> **Your goal**
Please pull out every line that includes the string "this".

---------- Exercise materials ----------

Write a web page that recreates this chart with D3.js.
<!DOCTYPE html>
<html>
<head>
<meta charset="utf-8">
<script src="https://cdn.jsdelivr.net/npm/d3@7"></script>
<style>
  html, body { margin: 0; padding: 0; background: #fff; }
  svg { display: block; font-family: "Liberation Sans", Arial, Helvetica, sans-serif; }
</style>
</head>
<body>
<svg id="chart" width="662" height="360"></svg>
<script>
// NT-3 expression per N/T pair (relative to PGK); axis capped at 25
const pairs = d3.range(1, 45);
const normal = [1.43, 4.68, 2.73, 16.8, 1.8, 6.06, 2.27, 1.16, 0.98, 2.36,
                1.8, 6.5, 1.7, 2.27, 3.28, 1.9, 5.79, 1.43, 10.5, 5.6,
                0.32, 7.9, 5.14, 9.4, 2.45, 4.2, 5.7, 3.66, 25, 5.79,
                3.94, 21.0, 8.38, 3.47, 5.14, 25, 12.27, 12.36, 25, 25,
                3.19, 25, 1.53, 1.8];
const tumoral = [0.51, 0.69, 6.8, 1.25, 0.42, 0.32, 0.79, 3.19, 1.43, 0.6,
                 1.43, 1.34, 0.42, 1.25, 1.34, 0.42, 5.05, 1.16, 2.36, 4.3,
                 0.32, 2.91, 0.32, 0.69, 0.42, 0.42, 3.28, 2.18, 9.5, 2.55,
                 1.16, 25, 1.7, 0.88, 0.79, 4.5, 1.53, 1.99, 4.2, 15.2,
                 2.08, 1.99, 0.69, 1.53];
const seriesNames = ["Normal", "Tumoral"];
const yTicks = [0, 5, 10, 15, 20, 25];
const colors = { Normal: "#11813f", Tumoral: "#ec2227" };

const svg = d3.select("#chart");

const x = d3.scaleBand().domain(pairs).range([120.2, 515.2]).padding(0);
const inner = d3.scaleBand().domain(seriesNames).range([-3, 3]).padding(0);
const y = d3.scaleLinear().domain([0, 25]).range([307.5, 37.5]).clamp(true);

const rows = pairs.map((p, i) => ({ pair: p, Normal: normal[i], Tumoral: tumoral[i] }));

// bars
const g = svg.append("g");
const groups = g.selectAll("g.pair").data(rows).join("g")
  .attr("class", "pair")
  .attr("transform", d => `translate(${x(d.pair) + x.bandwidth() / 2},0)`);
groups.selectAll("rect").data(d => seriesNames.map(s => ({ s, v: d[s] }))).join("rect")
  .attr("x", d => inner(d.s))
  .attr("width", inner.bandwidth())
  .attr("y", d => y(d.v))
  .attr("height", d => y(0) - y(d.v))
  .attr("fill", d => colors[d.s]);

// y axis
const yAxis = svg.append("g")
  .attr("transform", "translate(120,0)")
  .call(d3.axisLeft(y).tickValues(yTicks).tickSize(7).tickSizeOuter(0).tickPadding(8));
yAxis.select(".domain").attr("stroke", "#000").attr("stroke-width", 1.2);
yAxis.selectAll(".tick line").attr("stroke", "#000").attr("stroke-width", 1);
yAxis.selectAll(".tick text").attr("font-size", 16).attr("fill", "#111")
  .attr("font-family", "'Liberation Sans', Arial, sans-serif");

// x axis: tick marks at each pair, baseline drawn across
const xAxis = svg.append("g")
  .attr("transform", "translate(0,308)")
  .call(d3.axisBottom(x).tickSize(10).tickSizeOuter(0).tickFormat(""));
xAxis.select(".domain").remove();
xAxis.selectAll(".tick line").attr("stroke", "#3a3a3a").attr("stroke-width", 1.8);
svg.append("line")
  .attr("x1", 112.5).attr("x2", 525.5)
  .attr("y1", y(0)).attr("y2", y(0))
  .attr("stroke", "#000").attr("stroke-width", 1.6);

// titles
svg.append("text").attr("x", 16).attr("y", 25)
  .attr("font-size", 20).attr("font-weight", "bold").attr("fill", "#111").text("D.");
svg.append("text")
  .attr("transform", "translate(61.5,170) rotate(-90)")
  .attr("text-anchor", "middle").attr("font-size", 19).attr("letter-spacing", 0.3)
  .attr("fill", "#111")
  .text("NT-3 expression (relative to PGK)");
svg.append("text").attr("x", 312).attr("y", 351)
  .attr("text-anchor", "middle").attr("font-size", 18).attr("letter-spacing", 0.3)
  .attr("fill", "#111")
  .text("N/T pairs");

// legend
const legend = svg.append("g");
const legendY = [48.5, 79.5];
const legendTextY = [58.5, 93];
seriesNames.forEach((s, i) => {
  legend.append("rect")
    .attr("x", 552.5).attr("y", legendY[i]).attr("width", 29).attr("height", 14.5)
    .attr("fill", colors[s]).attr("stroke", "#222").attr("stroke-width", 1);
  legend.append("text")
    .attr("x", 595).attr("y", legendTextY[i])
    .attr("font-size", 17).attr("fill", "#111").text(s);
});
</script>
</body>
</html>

----------
---------- Exercise materials ----------

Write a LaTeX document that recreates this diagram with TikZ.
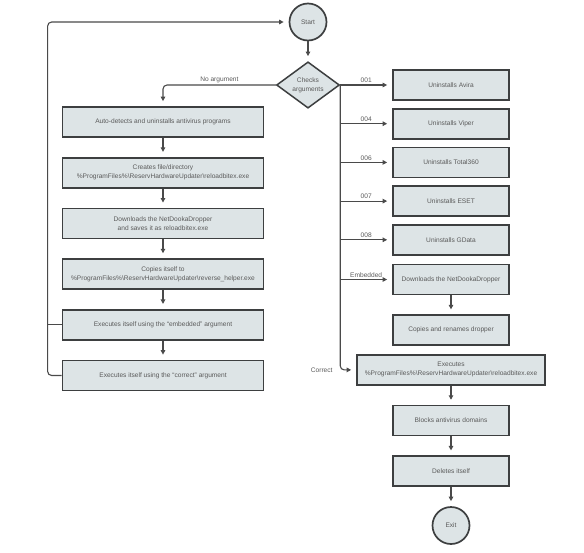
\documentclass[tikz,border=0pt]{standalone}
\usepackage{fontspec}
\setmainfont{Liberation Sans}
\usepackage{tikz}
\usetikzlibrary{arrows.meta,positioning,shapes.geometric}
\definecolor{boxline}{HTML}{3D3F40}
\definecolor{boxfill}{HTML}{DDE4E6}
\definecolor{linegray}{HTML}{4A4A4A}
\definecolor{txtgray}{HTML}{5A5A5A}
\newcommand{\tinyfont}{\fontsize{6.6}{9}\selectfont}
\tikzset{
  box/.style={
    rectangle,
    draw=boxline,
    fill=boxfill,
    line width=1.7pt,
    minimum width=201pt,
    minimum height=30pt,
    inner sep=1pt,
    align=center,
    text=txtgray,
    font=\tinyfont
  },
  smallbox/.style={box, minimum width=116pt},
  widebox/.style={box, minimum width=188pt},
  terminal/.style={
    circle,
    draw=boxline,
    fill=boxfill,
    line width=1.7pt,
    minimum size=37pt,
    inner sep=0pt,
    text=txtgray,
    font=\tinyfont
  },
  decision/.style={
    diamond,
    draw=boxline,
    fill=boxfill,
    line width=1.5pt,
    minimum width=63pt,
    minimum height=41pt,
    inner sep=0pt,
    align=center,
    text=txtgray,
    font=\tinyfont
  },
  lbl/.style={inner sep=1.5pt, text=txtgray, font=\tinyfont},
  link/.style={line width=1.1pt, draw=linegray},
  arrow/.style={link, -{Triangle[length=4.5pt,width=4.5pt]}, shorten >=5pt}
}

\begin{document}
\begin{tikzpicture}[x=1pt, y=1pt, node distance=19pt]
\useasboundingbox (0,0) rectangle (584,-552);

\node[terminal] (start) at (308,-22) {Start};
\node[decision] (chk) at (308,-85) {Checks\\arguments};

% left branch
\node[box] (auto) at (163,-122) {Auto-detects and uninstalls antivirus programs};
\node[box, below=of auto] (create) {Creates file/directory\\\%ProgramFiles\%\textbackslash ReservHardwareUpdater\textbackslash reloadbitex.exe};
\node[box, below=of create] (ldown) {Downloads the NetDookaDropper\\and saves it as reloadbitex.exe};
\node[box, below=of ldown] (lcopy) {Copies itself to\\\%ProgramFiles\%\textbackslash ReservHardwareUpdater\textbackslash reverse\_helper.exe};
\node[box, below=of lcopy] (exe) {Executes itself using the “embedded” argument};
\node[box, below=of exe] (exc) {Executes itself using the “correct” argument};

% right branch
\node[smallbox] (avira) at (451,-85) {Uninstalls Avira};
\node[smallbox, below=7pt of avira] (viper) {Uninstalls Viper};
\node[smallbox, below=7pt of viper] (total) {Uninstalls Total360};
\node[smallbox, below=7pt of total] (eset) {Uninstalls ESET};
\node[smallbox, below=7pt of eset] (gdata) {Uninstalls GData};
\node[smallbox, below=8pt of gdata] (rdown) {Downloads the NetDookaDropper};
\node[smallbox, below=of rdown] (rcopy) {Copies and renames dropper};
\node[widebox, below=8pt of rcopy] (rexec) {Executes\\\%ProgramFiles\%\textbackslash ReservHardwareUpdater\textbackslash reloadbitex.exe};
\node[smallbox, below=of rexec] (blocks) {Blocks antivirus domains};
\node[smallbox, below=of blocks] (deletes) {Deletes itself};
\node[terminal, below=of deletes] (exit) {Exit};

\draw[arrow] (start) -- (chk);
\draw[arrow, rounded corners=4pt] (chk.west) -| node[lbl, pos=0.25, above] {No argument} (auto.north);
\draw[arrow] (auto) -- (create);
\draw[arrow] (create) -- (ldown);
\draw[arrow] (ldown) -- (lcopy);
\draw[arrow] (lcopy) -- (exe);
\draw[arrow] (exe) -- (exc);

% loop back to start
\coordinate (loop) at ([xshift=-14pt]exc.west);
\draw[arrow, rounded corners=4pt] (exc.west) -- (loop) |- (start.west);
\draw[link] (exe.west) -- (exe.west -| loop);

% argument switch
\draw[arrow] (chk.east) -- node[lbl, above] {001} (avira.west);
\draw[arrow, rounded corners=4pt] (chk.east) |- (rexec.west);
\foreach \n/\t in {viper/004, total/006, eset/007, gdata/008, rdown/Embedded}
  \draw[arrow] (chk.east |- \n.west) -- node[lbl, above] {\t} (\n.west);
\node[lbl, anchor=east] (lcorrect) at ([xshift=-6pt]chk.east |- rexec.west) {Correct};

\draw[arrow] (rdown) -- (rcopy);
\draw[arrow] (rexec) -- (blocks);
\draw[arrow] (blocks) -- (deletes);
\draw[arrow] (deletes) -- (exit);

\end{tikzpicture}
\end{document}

----------

> **Output below**
Write a web page that recreates this chart with D3.js.
Write a LaTeX document that recreates this diagram with TikZ.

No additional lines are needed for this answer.